═══ RECORDS PROVIDED ═══

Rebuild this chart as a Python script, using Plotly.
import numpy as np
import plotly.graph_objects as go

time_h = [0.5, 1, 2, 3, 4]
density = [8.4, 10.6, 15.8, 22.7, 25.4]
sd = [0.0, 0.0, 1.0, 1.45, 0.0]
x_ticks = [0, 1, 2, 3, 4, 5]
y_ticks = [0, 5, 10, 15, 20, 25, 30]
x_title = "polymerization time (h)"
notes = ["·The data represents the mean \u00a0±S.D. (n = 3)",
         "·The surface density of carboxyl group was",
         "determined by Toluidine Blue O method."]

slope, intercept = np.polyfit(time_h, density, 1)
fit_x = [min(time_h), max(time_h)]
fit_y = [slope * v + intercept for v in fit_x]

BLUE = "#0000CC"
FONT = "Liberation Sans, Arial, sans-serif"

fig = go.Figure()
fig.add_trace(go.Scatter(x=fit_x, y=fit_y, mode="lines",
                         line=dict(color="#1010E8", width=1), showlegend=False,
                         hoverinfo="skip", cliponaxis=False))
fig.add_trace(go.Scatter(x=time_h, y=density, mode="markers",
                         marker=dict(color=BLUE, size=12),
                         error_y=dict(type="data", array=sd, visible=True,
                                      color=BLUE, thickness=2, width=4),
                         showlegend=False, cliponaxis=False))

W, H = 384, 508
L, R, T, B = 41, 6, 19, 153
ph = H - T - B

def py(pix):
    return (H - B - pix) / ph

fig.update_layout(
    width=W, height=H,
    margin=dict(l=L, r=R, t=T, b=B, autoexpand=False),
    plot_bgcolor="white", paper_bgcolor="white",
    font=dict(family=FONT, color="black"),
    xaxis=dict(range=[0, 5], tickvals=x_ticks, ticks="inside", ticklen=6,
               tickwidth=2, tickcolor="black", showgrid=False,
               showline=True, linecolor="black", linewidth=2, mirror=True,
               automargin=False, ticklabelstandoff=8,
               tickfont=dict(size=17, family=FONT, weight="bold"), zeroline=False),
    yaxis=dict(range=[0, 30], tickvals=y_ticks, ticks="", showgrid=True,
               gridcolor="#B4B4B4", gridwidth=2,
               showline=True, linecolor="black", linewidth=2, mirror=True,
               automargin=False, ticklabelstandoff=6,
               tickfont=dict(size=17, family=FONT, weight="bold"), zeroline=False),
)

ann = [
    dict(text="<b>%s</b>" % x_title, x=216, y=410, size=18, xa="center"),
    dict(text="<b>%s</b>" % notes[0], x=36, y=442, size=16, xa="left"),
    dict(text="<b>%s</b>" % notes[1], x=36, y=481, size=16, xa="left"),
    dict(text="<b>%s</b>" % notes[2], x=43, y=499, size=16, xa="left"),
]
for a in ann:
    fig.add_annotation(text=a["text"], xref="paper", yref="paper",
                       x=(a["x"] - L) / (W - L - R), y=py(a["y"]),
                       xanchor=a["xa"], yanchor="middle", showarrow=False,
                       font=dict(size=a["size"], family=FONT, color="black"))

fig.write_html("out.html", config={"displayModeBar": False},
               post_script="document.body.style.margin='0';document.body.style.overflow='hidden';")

═══
═══ RECORDS PROVIDED ═══

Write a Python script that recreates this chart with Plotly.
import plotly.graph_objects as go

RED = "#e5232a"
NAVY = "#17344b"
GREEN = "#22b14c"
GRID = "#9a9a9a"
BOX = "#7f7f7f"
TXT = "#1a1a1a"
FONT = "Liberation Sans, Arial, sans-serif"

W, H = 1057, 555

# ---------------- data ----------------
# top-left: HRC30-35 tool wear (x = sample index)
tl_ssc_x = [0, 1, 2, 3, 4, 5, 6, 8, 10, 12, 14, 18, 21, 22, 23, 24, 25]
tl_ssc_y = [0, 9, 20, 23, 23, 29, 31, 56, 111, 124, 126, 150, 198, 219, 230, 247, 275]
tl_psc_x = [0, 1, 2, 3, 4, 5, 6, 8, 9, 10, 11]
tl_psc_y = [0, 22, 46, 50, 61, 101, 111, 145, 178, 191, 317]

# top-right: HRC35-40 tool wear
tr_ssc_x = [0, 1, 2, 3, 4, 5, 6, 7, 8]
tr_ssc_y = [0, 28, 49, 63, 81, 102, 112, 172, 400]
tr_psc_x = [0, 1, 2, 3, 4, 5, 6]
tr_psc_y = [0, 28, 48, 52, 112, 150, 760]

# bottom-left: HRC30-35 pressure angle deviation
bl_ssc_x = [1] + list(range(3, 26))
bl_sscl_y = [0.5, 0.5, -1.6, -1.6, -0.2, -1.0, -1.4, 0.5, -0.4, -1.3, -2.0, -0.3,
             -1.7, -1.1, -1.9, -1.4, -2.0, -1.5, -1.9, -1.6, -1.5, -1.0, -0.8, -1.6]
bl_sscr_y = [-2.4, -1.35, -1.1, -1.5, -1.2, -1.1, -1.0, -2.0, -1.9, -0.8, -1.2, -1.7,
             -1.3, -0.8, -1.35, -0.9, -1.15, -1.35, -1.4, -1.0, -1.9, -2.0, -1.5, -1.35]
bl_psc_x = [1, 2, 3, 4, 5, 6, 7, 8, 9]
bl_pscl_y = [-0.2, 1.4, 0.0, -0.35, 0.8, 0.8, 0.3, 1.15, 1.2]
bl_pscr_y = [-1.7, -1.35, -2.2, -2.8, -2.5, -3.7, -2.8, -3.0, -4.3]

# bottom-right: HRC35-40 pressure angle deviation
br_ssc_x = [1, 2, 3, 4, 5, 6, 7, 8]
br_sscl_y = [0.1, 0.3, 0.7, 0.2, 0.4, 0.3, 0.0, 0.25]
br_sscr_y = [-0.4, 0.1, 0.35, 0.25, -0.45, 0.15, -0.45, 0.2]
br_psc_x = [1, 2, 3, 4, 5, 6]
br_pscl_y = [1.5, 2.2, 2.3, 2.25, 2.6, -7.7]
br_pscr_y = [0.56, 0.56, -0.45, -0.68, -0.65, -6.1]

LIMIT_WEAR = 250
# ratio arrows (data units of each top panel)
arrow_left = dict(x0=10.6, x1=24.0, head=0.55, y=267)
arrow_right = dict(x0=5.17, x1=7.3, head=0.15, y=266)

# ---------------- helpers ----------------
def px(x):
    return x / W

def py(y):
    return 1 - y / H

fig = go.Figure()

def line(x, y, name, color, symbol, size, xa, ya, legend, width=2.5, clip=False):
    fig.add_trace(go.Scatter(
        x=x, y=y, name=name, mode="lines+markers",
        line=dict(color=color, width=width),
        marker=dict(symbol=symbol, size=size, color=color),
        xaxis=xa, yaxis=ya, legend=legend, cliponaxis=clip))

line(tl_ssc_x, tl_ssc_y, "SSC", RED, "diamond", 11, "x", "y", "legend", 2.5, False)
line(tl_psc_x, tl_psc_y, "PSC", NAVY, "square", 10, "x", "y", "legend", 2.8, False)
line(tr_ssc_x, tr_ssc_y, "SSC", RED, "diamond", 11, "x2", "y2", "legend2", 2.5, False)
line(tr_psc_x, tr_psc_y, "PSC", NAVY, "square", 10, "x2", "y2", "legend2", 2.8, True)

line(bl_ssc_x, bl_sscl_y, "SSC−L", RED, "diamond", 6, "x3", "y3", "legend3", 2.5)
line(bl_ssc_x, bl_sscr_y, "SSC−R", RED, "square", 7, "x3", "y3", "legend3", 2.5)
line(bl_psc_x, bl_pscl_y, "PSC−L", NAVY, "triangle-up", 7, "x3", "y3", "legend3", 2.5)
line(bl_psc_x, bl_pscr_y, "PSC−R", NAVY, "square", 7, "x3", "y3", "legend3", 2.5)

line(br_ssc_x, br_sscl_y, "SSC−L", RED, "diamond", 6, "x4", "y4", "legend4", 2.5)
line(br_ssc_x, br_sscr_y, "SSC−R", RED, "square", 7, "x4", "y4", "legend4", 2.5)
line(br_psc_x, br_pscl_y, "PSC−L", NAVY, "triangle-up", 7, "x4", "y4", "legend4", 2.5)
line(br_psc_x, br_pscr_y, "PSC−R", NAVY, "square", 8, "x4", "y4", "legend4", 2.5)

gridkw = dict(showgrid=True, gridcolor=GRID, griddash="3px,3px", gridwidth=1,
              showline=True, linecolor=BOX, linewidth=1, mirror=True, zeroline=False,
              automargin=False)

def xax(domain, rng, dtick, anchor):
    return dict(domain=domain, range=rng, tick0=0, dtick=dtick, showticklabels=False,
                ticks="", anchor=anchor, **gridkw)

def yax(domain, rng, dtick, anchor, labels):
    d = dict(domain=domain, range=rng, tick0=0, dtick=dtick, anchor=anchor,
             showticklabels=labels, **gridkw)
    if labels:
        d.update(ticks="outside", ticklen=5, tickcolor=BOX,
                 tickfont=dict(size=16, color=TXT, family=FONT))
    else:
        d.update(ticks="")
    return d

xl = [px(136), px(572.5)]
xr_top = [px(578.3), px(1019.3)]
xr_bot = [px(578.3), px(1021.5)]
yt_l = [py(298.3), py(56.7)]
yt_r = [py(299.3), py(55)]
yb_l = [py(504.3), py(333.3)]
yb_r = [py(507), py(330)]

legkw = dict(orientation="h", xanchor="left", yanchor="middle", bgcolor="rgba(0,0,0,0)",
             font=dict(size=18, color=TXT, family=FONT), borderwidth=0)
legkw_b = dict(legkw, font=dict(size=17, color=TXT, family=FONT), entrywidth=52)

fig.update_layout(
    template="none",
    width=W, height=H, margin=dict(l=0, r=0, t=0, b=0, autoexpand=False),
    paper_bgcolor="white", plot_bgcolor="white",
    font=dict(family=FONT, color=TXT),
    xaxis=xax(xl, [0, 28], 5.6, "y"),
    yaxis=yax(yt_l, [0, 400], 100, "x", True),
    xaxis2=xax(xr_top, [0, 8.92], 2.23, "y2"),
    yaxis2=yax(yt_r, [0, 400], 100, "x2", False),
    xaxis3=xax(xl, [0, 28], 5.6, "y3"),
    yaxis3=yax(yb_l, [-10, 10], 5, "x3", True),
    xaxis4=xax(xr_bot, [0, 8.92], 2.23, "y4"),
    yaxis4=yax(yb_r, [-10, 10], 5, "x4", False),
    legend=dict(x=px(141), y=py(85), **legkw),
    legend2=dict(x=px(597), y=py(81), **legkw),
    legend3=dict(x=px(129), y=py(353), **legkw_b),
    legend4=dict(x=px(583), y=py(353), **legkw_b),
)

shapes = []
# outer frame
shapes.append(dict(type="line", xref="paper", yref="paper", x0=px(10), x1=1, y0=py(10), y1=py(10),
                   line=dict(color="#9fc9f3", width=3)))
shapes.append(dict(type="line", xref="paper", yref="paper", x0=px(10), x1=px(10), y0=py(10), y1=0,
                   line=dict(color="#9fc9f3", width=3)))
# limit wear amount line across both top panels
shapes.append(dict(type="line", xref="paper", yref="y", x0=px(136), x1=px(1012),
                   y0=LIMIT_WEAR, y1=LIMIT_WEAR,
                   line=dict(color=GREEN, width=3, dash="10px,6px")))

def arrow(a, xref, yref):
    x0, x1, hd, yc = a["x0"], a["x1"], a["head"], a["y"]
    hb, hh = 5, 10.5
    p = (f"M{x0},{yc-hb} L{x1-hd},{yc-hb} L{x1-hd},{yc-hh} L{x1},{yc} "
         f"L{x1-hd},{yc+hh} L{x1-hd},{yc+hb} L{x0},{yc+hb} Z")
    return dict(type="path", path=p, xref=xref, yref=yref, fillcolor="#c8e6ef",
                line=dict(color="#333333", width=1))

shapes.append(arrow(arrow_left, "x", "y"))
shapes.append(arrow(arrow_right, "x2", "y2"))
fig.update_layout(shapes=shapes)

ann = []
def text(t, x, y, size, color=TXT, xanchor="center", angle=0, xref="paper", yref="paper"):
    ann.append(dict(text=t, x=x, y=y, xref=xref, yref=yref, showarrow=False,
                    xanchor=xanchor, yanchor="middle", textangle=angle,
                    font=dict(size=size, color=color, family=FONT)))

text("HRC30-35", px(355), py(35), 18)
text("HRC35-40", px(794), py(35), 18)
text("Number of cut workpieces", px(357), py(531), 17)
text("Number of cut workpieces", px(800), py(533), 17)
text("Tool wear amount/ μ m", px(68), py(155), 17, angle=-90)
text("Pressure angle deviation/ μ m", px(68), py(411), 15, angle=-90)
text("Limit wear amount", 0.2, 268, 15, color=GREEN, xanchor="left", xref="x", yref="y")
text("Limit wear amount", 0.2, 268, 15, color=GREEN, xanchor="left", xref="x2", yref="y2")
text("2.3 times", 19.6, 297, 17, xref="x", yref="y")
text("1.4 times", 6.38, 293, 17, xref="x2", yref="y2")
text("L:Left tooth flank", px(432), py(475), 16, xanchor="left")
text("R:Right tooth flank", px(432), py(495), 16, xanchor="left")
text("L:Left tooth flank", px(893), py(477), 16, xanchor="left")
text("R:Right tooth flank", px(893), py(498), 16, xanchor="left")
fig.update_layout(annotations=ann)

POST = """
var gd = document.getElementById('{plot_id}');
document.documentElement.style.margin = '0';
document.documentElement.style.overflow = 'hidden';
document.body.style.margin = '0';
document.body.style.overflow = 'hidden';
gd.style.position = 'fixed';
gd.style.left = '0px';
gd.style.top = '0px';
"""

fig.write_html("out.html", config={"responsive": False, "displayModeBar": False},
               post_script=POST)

═══
═══ RECORDS PROVIDED ═══

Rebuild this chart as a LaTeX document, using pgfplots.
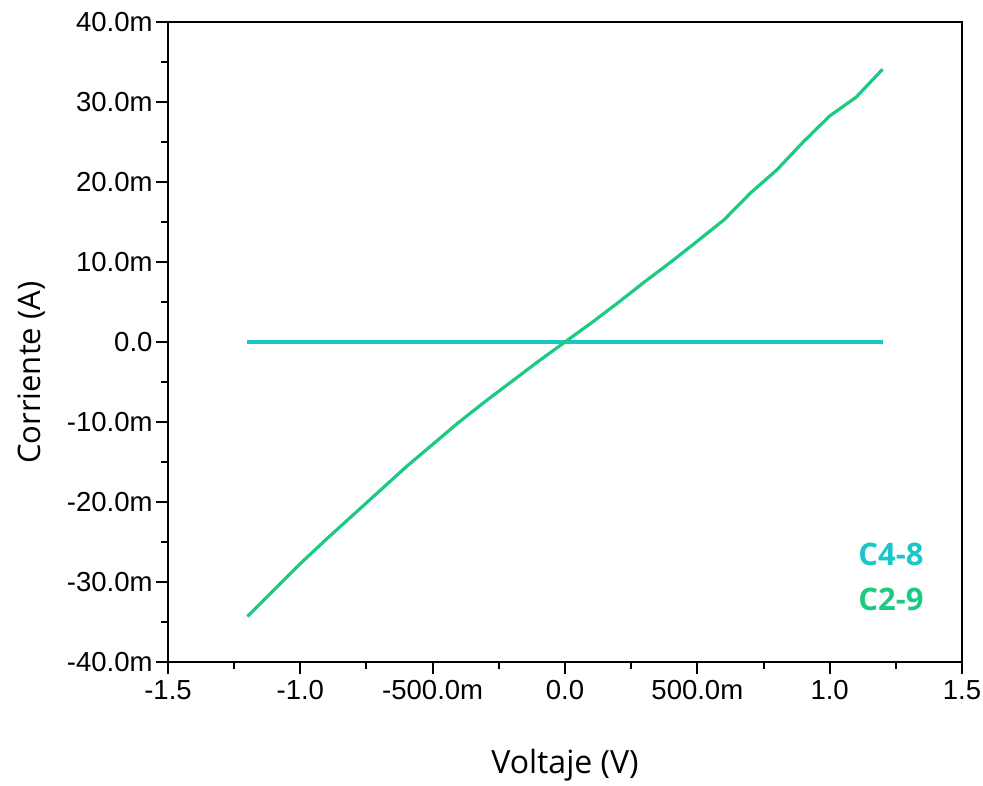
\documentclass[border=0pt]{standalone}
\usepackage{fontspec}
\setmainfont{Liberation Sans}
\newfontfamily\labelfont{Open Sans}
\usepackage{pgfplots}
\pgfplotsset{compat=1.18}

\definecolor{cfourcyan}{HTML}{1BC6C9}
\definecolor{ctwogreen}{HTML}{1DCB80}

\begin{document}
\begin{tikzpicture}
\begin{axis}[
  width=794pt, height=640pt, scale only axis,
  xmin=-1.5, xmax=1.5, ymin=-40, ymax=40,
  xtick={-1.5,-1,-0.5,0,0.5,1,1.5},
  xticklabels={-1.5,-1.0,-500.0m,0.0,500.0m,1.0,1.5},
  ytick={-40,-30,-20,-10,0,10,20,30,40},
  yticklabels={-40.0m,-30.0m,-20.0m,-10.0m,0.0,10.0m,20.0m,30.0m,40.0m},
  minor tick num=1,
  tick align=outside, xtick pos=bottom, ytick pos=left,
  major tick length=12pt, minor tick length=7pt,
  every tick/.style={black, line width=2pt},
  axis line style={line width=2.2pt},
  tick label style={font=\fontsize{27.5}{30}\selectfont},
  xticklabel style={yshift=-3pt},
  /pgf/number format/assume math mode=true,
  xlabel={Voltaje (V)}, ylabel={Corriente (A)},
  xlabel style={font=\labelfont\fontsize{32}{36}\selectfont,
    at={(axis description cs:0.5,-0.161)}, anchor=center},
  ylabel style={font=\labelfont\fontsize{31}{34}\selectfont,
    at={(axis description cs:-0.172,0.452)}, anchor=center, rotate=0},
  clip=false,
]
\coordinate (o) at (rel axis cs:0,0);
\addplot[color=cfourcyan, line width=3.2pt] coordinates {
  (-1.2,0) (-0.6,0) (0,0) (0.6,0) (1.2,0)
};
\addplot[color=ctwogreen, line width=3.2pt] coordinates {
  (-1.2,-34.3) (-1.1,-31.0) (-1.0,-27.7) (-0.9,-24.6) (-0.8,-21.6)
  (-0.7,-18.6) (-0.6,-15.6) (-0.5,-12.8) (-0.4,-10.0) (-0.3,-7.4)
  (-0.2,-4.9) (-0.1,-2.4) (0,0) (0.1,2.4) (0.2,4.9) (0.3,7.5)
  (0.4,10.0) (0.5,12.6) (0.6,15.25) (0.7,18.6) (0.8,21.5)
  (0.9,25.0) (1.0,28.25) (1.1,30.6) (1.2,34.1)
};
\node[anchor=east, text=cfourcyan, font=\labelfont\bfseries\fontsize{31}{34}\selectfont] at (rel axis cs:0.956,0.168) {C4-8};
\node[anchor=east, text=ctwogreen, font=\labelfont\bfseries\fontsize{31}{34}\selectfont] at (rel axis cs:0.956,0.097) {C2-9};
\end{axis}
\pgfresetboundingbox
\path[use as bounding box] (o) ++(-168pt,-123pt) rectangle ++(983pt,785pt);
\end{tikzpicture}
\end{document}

═══

→ BRIEF: Copy exactly, and only, the lines from the one containing "Write a Python" through the one containing "W, H = 1057, 555".

→ FINAL ANSWER:
Write a Python script that recreates this chart with Plotly.
import plotly.graph_objects as go

RED = "#e5232a"
NAVY = "#17344b"
GREEN = "#22b14c"
GRID = "#9a9a9a"
BOX = "#7f7f7f"
TXT = "#1a1a1a"
FONT = "Liberation Sans, Arial, sans-serif"

W, H = 1057, 555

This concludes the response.